Bloat in calves is most frequently seen in the first one to two weeks of life. Calves may refuse milk, have a distended abdomen (right side or both sides), grind their teeth, kick at their belly, become depressed or lethargic, have droopy ears, and may die suddenly. The time between the first signs of bloat and death can be as little as four hours. Any calf that dies suddenly without explanation should be necropsied (examined by a veterinarian after death) to determine the cause of death and prevent additional cases. In the case of bloat, there are several ways to adjust calf management to prevent additional cases.
When adult cattle bloat, gas becomes trapped in the rumen (the first of the four stomach compartments). Often, passing a tube through the mouth into the rumen can release the gas and provide relief. However, when calves bloat, gas is trapped in the abomasum (the last of the four stomach compartments). This means that tubing them will not help release the gas, as a tube cannot pass from the mouth through the entire stomach and into the abomasum. It is also ill-advised to insert a needle into the calf’s side to release the gas, as this could cause stomach contents to leak into the calf’s abdomen. This can lead to infection and sepsis. Sepsis causes organ damage and inflammation throughout the body, which can kill the calf. Work with your veterinarian to create a protocol for managing bloat in calves, which may include instructions to call your veterinarian immediately if you notice a calf with signs of bloat. Bloat can kill a calf quickly if there is any delay in diagnosis or getting veterinary attention. Not all calves will respond to treatment, and catching cases before they turn deadly can be a challenge. For these reasons, preventing bloat is the best way to prevent calf loss.

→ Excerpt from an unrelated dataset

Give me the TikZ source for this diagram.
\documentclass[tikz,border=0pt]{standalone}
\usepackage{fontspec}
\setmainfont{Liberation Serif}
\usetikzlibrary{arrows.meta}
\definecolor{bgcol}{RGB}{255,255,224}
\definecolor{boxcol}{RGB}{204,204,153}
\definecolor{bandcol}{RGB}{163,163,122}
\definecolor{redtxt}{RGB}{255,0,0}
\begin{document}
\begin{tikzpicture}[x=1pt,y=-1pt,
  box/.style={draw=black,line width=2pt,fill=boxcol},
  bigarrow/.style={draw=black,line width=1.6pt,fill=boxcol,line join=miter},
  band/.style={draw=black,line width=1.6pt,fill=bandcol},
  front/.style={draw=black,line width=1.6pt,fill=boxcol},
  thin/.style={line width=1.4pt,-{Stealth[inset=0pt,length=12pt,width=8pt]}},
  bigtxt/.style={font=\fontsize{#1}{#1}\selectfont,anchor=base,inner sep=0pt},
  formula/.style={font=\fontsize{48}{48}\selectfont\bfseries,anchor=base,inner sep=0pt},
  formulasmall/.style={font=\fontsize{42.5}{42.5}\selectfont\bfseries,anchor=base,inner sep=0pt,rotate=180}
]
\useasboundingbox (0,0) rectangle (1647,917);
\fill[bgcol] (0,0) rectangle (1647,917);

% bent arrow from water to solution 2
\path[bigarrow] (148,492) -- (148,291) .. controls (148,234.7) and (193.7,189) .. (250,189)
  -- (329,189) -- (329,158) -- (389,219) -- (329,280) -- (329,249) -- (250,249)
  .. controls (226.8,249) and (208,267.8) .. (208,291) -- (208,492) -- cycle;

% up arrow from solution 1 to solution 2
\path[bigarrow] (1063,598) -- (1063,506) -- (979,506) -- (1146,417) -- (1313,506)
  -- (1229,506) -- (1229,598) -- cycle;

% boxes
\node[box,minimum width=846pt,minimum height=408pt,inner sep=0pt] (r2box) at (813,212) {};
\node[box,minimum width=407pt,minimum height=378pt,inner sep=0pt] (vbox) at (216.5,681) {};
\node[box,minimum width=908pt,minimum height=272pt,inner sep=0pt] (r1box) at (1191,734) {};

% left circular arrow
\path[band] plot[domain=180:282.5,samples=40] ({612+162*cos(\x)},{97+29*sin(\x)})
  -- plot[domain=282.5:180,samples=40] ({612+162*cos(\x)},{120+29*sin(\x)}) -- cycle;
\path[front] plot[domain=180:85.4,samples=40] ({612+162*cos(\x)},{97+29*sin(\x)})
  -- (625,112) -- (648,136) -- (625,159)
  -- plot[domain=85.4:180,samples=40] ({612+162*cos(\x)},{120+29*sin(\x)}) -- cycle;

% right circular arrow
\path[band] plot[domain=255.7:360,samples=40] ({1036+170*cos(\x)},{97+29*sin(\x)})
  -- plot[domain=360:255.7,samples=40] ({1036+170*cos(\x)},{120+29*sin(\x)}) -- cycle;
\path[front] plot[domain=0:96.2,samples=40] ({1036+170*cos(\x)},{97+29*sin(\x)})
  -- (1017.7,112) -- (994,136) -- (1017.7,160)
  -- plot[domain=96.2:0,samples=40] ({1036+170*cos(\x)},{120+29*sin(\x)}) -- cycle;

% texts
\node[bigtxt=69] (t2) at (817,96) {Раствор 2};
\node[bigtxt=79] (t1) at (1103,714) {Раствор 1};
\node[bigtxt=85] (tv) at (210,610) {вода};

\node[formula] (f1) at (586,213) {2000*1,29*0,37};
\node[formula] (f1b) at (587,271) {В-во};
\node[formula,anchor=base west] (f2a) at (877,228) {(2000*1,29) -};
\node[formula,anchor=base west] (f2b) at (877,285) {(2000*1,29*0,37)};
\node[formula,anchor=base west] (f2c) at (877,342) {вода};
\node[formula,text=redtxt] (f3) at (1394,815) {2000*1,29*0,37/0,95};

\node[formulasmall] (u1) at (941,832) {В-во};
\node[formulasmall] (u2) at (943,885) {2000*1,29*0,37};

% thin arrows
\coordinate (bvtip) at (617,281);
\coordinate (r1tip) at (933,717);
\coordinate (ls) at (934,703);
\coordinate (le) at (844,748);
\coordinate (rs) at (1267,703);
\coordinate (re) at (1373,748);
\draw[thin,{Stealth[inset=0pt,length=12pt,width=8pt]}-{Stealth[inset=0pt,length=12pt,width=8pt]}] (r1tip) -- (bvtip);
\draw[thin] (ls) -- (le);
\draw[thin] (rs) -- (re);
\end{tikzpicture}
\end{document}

While there is no consensus on exactly what causes bloat, there are several management practices that can increase or decrease the risk of calf bloat. Here are a few tips on preventing bloat on your farm:
The feeding amount, schedule, mixing, water temperature, and milk temperature at delivery (aim for 38°C) should all be consistent each day. Weigh the powder using a scale (don’t measure in a cup), and measure water carefully. Make changes gradually when required and be sure all staff is trained to feed consistently.
Watch the concentration
High osmotic concentration (ratio of solids in a liquid) in electrolyte products and milk replacers can cause bloat. Adding more milk replacer powder than directed by the label can lead to high osmotic concentrations. Always follow label directions unless otherwise directed by your herd veterinarian or nutritionist. Don’t feed products with an osmotic concentration of more than 600 mOsm/L or total solids of over fifteen percent. Total solids can be measured easily on farm with a Brix refractometer.

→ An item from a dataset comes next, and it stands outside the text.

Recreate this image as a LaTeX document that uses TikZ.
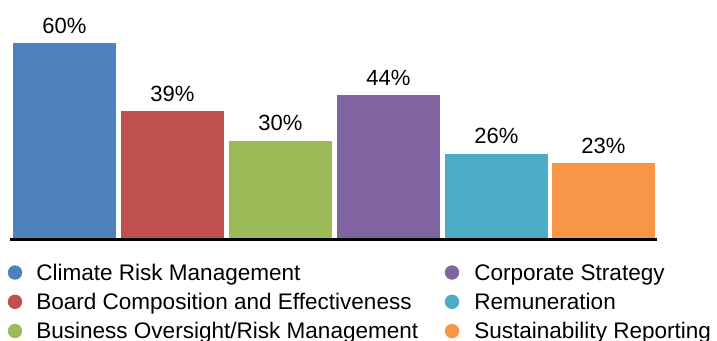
\documentclass[tikz,border=0pt]{standalone}
\usepackage{fontspec}
\setmainfont{Liberation Sans}
\usetikzlibrary{calc}

\definecolor{climate}{HTML}{4F81BD}
\definecolor{board}{HTML}{C0504D}
\definecolor{oversight}{HTML}{9BBB59}
\definecolor{strategy}{HTML}{8064A2}
\definecolor{remuneration}{HTML}{4BACC6}
\definecolor{reporting}{HTML}{F79646}

\begin{document}
\begin{tikzpicture}[x=0.75pt, y=-0.75pt, font=\fontsize{16.5}{19}\selectfont,
		value/.style={anchor=base, inner sep=0pt},
		entry/.style={anchor=base west, inner sep=0pt, font=\fontsize{16.9}{19}\selectfont},
		dot/.style={radius=5.4pt}]
			\def\w{103};
			\def\base{238};
			\def\s{3.25};
			\def\gap{10};

			\useasboundingbox (0,0) rectangle (717,340);

			\coordinate (climate bar) at (13,\base);
			\coordinate (board bar) at (121,\base);
			\coordinate (oversight bar) at (229,\base);
			\coordinate (strategy bar) at (337,\base);
			\coordinate (remuneration bar) at (445,\base);
			\coordinate (reporting bar) at (552,\base);

			\begin{scope}
				\fill [climate] (climate bar) rectangle ++(\w,-60*\s);
				\fill [board] (board bar) rectangle ++(\w,-39*\s);
				\fill [oversight] (oversight bar) rectangle ++(\w,-30*\s);
				\fill [strategy] (strategy bar) rectangle ++(\w,-44*\s);
				\fill [remuneration] (remuneration bar) rectangle ++(\w,-26*\s);
				\fill [reporting] (reporting bar) rectangle ++(\w,-23*\s);
			\end{scope}

			\begin{scope}
				\node [value] (climate value) at ($ (climate bar) + (\w/2,-60*\s-\gap) $) {60\%};
				\node [value] (board value) at ($ (board bar) + (\w/2,-39*\s-\gap) $) {39\%};
				\node [value] (oversight value) at ($ (oversight bar) + (\w/2,-30*\s-\gap) $) {30\%};
				\node [value] (strategy value) at ($ (strategy bar) + (\w/2,-44*\s-\gap) $) {44\%};
				\node [value] (remuneration value) at ($ (remuneration bar) + (\w/2,-26*\s-\gap) $) {26\%};
				\node [value] (reporting value) at ($ (reporting bar) + (\w/2,-23*\s-\gap) $) {23\%};
			\end{scope}

			\draw [line width=1.6pt] (10,239.5) -- (657,239.5);

			\begin{scope}
				\fill [climate, dot] (15,272.5) circle;
				\fill [board, dot] (15,301.8) circle;
				\fill [oversight, dot] (15,331) circle;
				\fill [strategy, dot] (452,272.5) circle;
				\fill [remuneration, dot] (452,301.8) circle;
				\fill [reporting, dot] (452,331) circle;

				\node [entry] (climate entry) at (36,280) {Climate Risk Management};
				\node [entry] (board entry) at (36,309.3) {Board Composition and Effectiveness};
				\node [entry] (oversight entry) at (36,338.5) {Business Oversight/Risk Management};
				\node [entry] (strategy entry) at (474,280) {Corporate Strategy};
				\node [entry] (remuneration entry) at (474,309.3) {Remuneration};
				\node [entry] (reporting entry) at (474,338.5) {Sustainability Reporting};
			\end{scope}
		\end{tikzpicture}
\end{document}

If looking to increase milk replacer offered to calves to improve growth or to help them thrive in winter, switch to a milk replacer formulation specifically designed for that purpose. Don’t just increase the amount of conventional powder in the same volume of water.
A benefit to feeding milk replacer over whole milk is that milk replacer has a much more consistent nutrition level. Work with your nutritionist if you are feeding whole milk and encountering problems with bloat before adding any milk replacer or balancers (powdered product intended to increase/balance nutritional value of whole milk) to whole milk.
In addition to other benefits, such as increasing starter intake, the availability of fresh, clean water can reduce the risk of bloat.
Feed multiple times a day
A large, single daily feeding can upset calves’ digestive tracts. Two feeds are better, but three or more smaller, consistent meals are best if this works with your operation’s schedule. Automatic feeders are great for offering calves multiple meals without added labour.
Failure of passive transfer can increase the risk of bloat. See calfcare.ca for many articles on the importance and benefits of colostrum.
Feeding plant-based milk replacers could also cause digestive problems in calves. Calves less than three weeks old should be fed whey protein-based milk replacers, while older calves can be fed plant-based formulations with more success.
Careful electrolyte supplementation
If calves are being fed electrolytes, the best practice is to add electrolyte feedings between milk meals. Don’t mix milk/ milk replacer and electrolytes. When calves are being fed electrolytes to replenish lost fluids, condensing milk replacer and electrolytes into one meal will not benefit the calf. Feed milk and electrolytes in separate feedings.
Preventing heat and cold stress can help reduce the risk of bloat.
Sudden deaths caused by bloat are an avoidable occurrence if calves are well-managed. Being sure to have set calf care routines and ensuring they are followed consistently and completely will improve overall calf health, welfare, and growth.